Vice President Joe Biden will emphasize Washington's "ongoing strong support" for Turkey and condemn July's failed coup attempt when he visits the country later this week, the White House said Monday.
"That is a coup attempt that was roundly and publicly condemned by the United States government and we continue to strongly support the democratic government of our allies in Turkey," spokesman Josh Earnest told reporters, adding that Biden will also "indicate his support for and appreciation for" Turkey's contributions to the counter-Daesh effort.
The American vice president will, if asked during his Aug. 24 visit, reiterate that efforts to extradite U.S.-based Fetullah Gülen would be governed by "an extradition treaty that's been on the books between the United States and Turkey for more than 30 years," Earnest said.
Turkey accuses Gülen of masterminding the failed putsch and has demanded the U.S. extradite Gülen to face trial.
Earnest added that the decision is ultimately "not a presidential decision", but rather one for the Justice Department.
"They certainly are going to do the due diligence that's required to follow that process, to follow those guidelines and to arrive at a conclusion," he said.
Coordination between Justice Department officials and their Turkish counterparts has been "extensive", Earnest said.
A team from the department will visit Turkey this week to "meet with their counterparts to review some of the materials that have been produced by Turkish officials", Earnest said.
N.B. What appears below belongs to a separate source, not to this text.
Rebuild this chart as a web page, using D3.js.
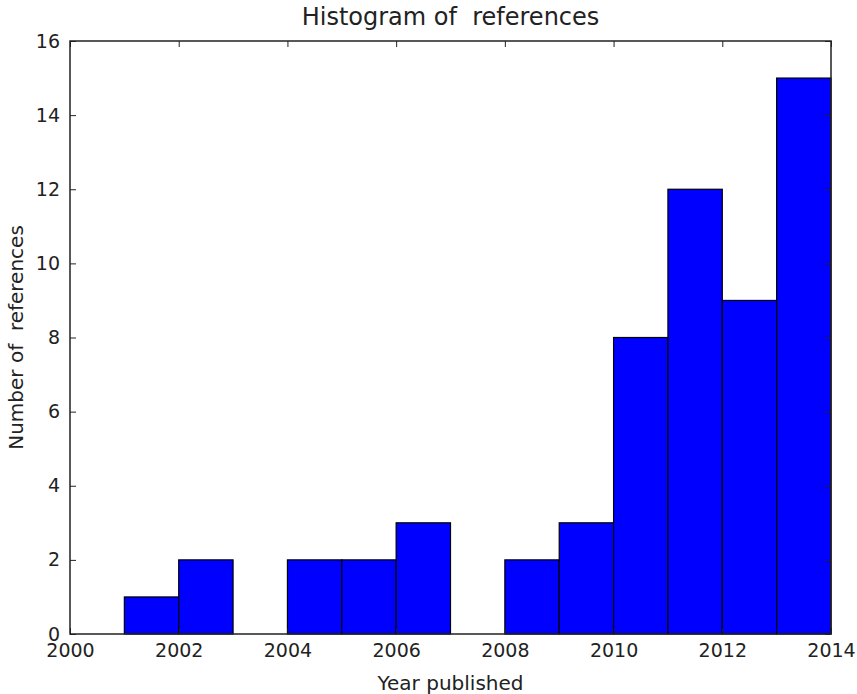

Turkey's government has said the defeated coup, which left 240 people martyred and nearly 2,200 injured, was organized by followers of Gülen, who has lived in self-imposed exile in the U.S. state of Pennsylvania since 1999, and his Gülenist terror-cult (FETÖ) network.
Gülen is accused of leading a long-running campaign to overthrow the state through the infiltration of Turkish institutions, particularly the military, police and judiciary, forming what is commonly known as the parallel state.